Canada carried the momentum from a thrilling five-set comeback victory over Germany to post its fourth consecutive victory at the FIVB women’s volleyball world championship on Tuesday.

Led by outside hitters Alexa Gray and Kiera Van Ryk, the Canadians defeated Thailand 25-19, 25-21, 23-25, 25-22 in the opening match of Phase 2 in Łódź, Poland.

“I thought we did a great job of executing the game plan,” Canada head coach Shannon Winzer told Volleyball Canada. “We were fairly consistent throughout the match.

“In the third set when we were behind, we were trying to do too much, but we came back to the fourth set like we approached the first two — let’s keep calm, get the good reads, let’s get good moves and control what we can, which works for us.”

Gray and Van Ryk scored 25 and 24 points, respectively, and fittingly put the finishing touches on the victory. Van Ryk of Surrey, B.C., scored a point off a block to snap a 22-22 tie in the fourth set while Calgary’s Gray ended a long rally with a kill down the middle before her teammate’s spike sealed the win.

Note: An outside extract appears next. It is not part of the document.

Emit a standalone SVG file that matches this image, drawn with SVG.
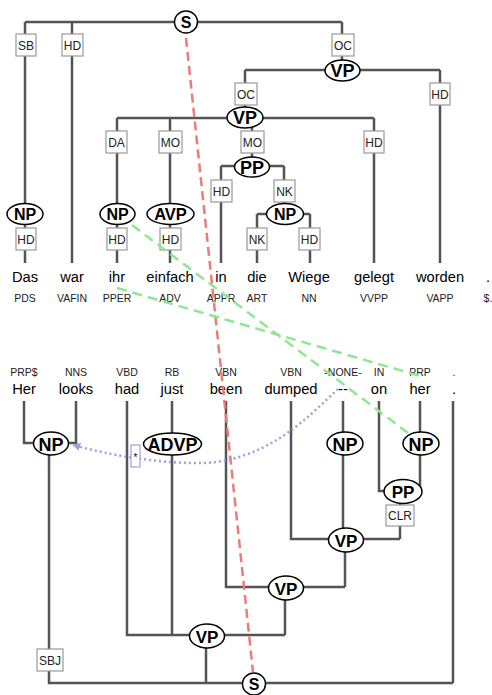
<svg xmlns="http://www.w3.org/2000/svg" width="492" height="695" viewBox="0 0 492 695">
<style>
text{font-family:"Liberation Sans",Arial,sans-serif;text-anchor:middle;fill:#000}
.e{fill:none;stroke:#555;stroke-width:2.5}
.box{fill:#fff;stroke:#999;stroke-width:1.2}
.bl{font-size:12px;fill:#222}
.nd{fill:#fff;stroke:#000;stroke-width:1.5}
.nl{font-weight:bold}
.w{font-size:14.7px}
.p{font-size:10.5px;fill:#222}
.red{fill:none;stroke:#ee7a7a;stroke-width:2.5;stroke-dasharray:9 5}
.grn{fill:none;stroke:#8fe88f;stroke-width:2.5;stroke-dasharray:10 6}
.pur{fill:none;stroke:#9f9fe0;stroke-width:2.5;stroke-dasharray:2 3}
</style>
<defs>
<marker id="arr" viewBox="0 0 10 10" refX="9" refY="5" markerWidth="8" markerHeight="8" markerUnits="userSpaceOnUse" orient="auto">
<path d="M0 0 L10 5 L0 10 Z" fill="#9f9fe0"/>
</marker>
</defs>
<g id="connectors">
<path class="e" d="M25 22 H342 M25 22 V204 M72 22 V263 M342 22 V60 M245 70 H440 M245 70 V107 M440 70 V263 M117 118 H374 M117 118 V204 M170 118 V204 M252 118 V157 M374 118 V263 M221 166 H284 M221 166 V263 M284 166 V204 M257 214 H310 M257 214 V263 M310 214 V263 M25 214 V263 M117 214 V263 M170 214 V263"/>
<path class="e" d="M24 401 V443 H76 V401 M49 443 V683 H453 M127 401 V635 H285 M172 401 V635 M226 401 V587 H345 M291 401 V539 H400 M343 401 V539 M379 401 V491 H420 V401 M400 491 V539 M345 540 V587 M285 588 V635 M206 636 V683 M453 401 V683"/>
<g id="edge-labels">
<rect class="box" x="16" y="34" width="20" height="22"/><text class="bl" x="26" y="49.5">SB</text>
<rect class="box" x="62" y="34" width="21" height="22"/><text class="bl" x="72.5" y="49.5">HD</text>
<rect class="box" x="332" y="34" width="22" height="22"/><text class="bl" x="343" y="49.5">OC</text>
<rect class="box" x="235" y="83" width="22" height="22"/><text class="bl" x="246" y="98.5">OC</text>
<rect class="box" x="430" y="83" width="20" height="22"/><text class="bl" x="440" y="98.5">HD</text>
<rect class="box" x="106" y="131" width="21" height="22"/><text class="bl" x="116.5" y="146.5">DA</text>
<rect class="box" x="159" y="131" width="23" height="22"/><text class="bl" x="170.5" y="146.5">MO</text>
<rect class="box" x="241" y="131" width="23" height="22"/><text class="bl" x="252.5" y="146.5">MO</text>
<rect class="box" x="364" y="131" width="20" height="22"/><text class="bl" x="374" y="146.5">HD</text>
<rect class="box" x="211" y="180" width="21" height="22"/><text class="bl" x="221.5" y="195.5">HD</text>
<rect class="box" x="274" y="180" width="21" height="22"/><text class="bl" x="284.5" y="195.5">NK</text>
<rect class="box" x="16" y="228" width="20" height="22"/><text class="bl" x="26" y="243.5">HD</text>
<rect class="box" x="107" y="228" width="20" height="22"/><text class="bl" x="117" y="243.5">HD</text>
<rect class="box" x="160" y="228" width="21" height="22"/><text class="bl" x="170.5" y="243.5">HD</text>
<rect class="box" x="247" y="228" width="20" height="22"/><text class="bl" x="257" y="243.5">NK</text>
<rect class="box" x="299" y="228" width="21" height="22"/><text class="bl" x="309.5" y="243.5">HD</text>
<rect class="box" x="386" y="505" width="28" height="21"/><text class="bl" x="400" y="520">CLR</text>
<rect class="box" x="37" y="649" width="26" height="22"/><text class="bl" x="50" y="664.5">SBJ</text>
</g>
</g>
<g id="n-S1"><ellipse class="nd" cx="186" cy="22" rx="11.5" ry="11"/><text class="nl" x="186" y="28" font-size="16">S</text></g>
<g id="n-VP1"><ellipse class="nd" cx="342.5" cy="70.5" rx="17.5" ry="10.5"/><text class="nl" x="342.5" y="77" font-size="18">VP</text></g>
<g id="n-VP2"><ellipse class="nd" cx="245" cy="117.5" rx="18" ry="10.5"/><text class="nl" x="245" y="124" font-size="18">VP</text></g>
<g id="n-PP1"><ellipse class="nd" cx="252" cy="167" rx="17.5" ry="10"/><text class="nl" x="252" y="173.5" font-size="18">PP</text></g>
<g id="n-NP1"><ellipse class="nd" cx="25" cy="214" rx="18" ry="10.5"/><text class="nl" x="25" y="220" font-size="16">NP</text></g>
<g id="n-NP2"><ellipse class="nd" cx="117.5" cy="214" rx="17.5" ry="10.5"/><text class="nl" x="117.5" y="220" font-size="16">NP</text></g>
<g id="n-AVP"><ellipse class="nd" cx="170.5" cy="214" rx="23.5" ry="10.5"/><text class="nl" x="170.5" y="220" font-size="16.5">AVP</text></g>
<g id="n-NP3"><ellipse class="nd" cx="285" cy="214" rx="18.5" ry="10.5"/><text class="nl" x="285" y="220" font-size="16">NP</text></g>
<g id="top-words">
<g id="t1"><text class="w" x="25" y="282">Das</text><text class="p" x="25" y="302">PDS</text></g>
<g id="t2"><text class="w" x="72" y="282">war</text><text class="p" x="72" y="302">VAFIN</text></g>
<g id="t3"><text class="w" x="117" y="282">ihr</text><text class="p" x="117" y="302">PPER</text></g>
<g id="t4"><text class="w" x="170" y="282">einfach</text><text class="p" x="170" y="302">ADV</text></g>
<g id="t5"><text class="w" x="221" y="282">in</text><text class="p" x="221" y="302">APPR</text></g>
<g id="t6"><text class="w" x="257" y="282">die</text><text class="p" x="257" y="302">ART</text></g>
<g id="t7"><text class="w" x="309" y="282">Wiege</text><text class="p" x="309" y="302">NN</text></g>
<g id="t8"><text class="w" x="374" y="282">gelegt</text><text class="p" x="374" y="302">VVPP</text></g>
<g id="t9"><text class="w" x="440" y="282">worden</text><text class="p" x="440" y="302">VAPP</text></g>
<g id="t10"><text class="w" x="488" y="282">.</text><text class="p" x="488" y="302">$.</text></g>
</g>
<g id="bottom-words">
<g id="b1"><text class="p" x="24" y="376">PRP$</text><text class="w" x="24" y="394">Her</text></g>
<g id="b2"><text class="p" x="76" y="376">NNS</text><text class="w" x="76" y="394">looks</text></g>
<g id="b3"><text class="p" x="127" y="376">VBD</text><text class="w" x="127" y="394">had</text></g>
<g id="b4"><text class="p" x="172" y="376">RB</text><text class="w" x="172" y="394">just</text></g>
<g id="b5"><text class="p" x="226" y="376">VBN</text><text class="w" x="226" y="394">been</text></g>
<g id="b6"><text class="p" x="291" y="376">VBN</text><text class="w" x="291" y="394">dumped</text></g>
<g id="b7"><text class="p" x="343" y="376">-NONE-</text><text class="w" x="343" y="394">--</text></g>
<g id="b8"><text class="p" x="379" y="376">IN</text><text class="w" x="379" y="394">on</text></g>
<g id="b9"><text class="p" x="420" y="376">PRP</text><text class="w" x="420" y="394">her</text></g>
<g id="b10"><text class="p" x="454" y="376">.</text><text class="w" x="454" y="394">.</text></g>
</g>
<g id="n-bNP1"><ellipse class="nd" cx="51" cy="443.5" rx="17.5" ry="11.5"/><text class="nl" x="51" y="450.5" font-size="18">NP</text></g>
<g id="n-ADVP"><ellipse class="nd" cx="172.5" cy="444" rx="29" ry="11"/><text class="nl" x="172.5" y="451" font-size="18">ADVP</text></g>
<g id="n-bNP2"><ellipse class="nd" cx="345" cy="443.5" rx="18" ry="11.5"/><text class="nl" x="345" y="450.5" font-size="18">NP</text></g>
<g id="n-bNP3"><ellipse class="nd" cx="421" cy="443.5" rx="18" ry="11.5"/><text class="nl" x="421" y="450.5" font-size="18">NP</text></g>
<g id="n-bPP"><ellipse class="nd" cx="403" cy="491.5" rx="19" ry="12"/><text class="nl" x="403" y="498" font-size="17">PP</text></g>
<g id="n-bVP1"><ellipse class="nd" cx="346" cy="540" rx="17.5" ry="12"/><text class="nl" x="346" y="546.5" font-size="17">VP</text></g>
<g id="n-bVP2"><ellipse class="nd" cx="286" cy="588" rx="17.5" ry="12"/><text class="nl" x="286" y="594.5" font-size="17">VP</text></g>
<g id="n-bVP3"><ellipse class="nd" cx="207" cy="636" rx="17.5" ry="12"/><text class="nl" x="207" y="642.5" font-size="17">VP</text></g>
<g id="n-bS"><ellipse class="nd" cx="254" cy="684" rx="11.5" ry="11"/><text class="nl" x="254" y="690" font-size="16">S</text></g>
<g id="alignments">
<path class="red" d="M186 38 L253 672"/>
<path class="grn" d="M132 225 L408 433"/>
<path class="grn" d="M117 288 L420 376"/>
<path class="pur" d="M338 389 C305 420 262 466 190 463 C150 462 110 455 73 445" marker-end="url(#arr)"/>
<g id="trace"><rect x="131" y="445" width="9" height="22" fill="#fff" stroke="#9f9fe0" stroke-width="1.2"/><text x="135.5" y="461" font-size="10">*</text></g>
</g>
</svg>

“I’m happy my teammates had my back and kept pushing me,” Gray said. “It’s going to be a hard week for us.”

Ranked 15th in the world, Canada had never reached the second phase of worlds, but is guaranteed another three matches, starting Wednesday at 11:30 a.m. ET versus No. 7 Turkey, which swept Germany on Tuesday.

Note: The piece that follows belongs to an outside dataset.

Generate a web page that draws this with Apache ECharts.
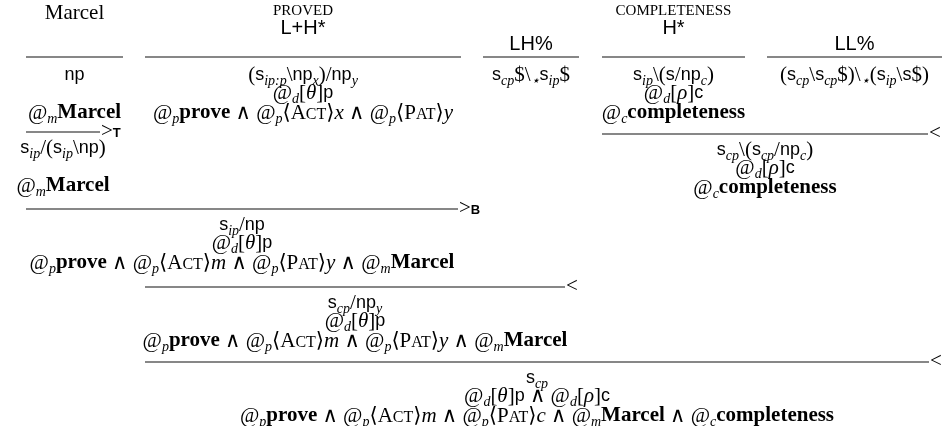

The Canadians experienced a slow start at the 24-team tournament with losses to Serbia and United States but reeled off victories against Kazakhstan, Bulgarian and Germany before Tuesday to finish third in Pool C with a 3-2 record and qualify seventh in its eight-team group for Phase 2.

The top four teams from each pool advance to the quarter-finals.

On Tuesday, the teams were nearly even on attack points (65-63 Canada) and scoring via adversary errors (16-15 Canada) but the Canadians dominated at the net, outblocking Thailand 13-5.

Trailing 8-5 in the final set, Canada drew even at 10-10 on consecutive blocks by Vicky Savard and Brie King, who put her team ahead 12-11 with her second block point of the match.